A performance space is dark, dim lighting suggests something’s going to happen soon. The audience is sitting very close to dancers in a huge circle in TeaterØ, they can smell the sweat of our exhausted bodies and hear our loud breathing. In a few seconds, my colleague is about to run towards me, jump on my pelvis and finally onto my right shoulder, and then we’ll spin away. There is an elderly person sitting just one meter behind me and there is a risk we can fall – nevertheless, we are calm: I trust my partner, he trusts me and both trust we can do this. This is our routine, we have rehearsed this several times.
I embody this moment of calmness when I’m working in a user interview; this is a place where I recall tranquility – this is the moment when we create a safe space and trust with someone, we have never met before.
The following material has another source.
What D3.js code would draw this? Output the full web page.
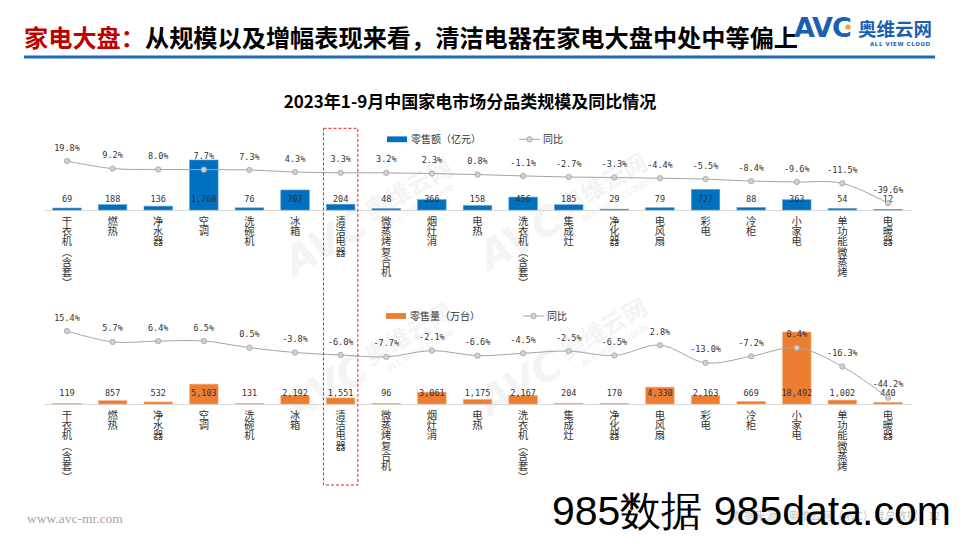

The session can be stressful for the interviewee; therefore, I ask a question: how do I create a welcoming space through my physical presence? Is it to do with well-planned and structured choreography; my colleague and I know exactly, how we are going to act and what we are going to ask. How much do we leave for improvisation? How much do we adapt our interviewee’s rhythm during the session?
Rhythm is a fascinating word. With rhythm, comes dynamics. When we talk about dynamics, we might mean forces that produce movement – it’s basically how much energy you allow your body to produce. Dynamics play an important role in creating rhythm in your piece – e.g. changes in movement from fast to slow and everything between creates contrasts and therefore, can easier engage the audience’s interest.
This is something I pay attention to everyday life in my work as a Visual Designer – how am I going to create an engaging, delightful and meaningful experience: what is the rhythm and composition in a layout design; how is the information architecture built, what is the hierarchy of the elements and their spatial relationship to each other. How do I make sure the accessibility is secured? What is the purpose, values, soul of this service, product, or idea I’m working on?
Most importantly, at Idean we always deeply understand human needs, when we help our clients to solve problems or design solutions.
Physical space, personal space, white space, letter-spacing – when we talk about spatial awareness, we might say presence plays an important role. How is my kinesphere; the space I can reach without moving from spot. Where is my location and direction in relation to the others? Can I compose myself in this space with these people – what things should be highlighted, what are the ones that need subtle attention. Can I add silence in this space as a dramaturgical element?
If I’m preparing for a client or design presentation and I know I’m going to face critical spectators I utilize something I’ve learned from dance – the audience is always on my side. Always. Dancing is a state of being, where I am most vulnerable; those are the moments I truly can’t hide, as inevitably, it always goes under the skin.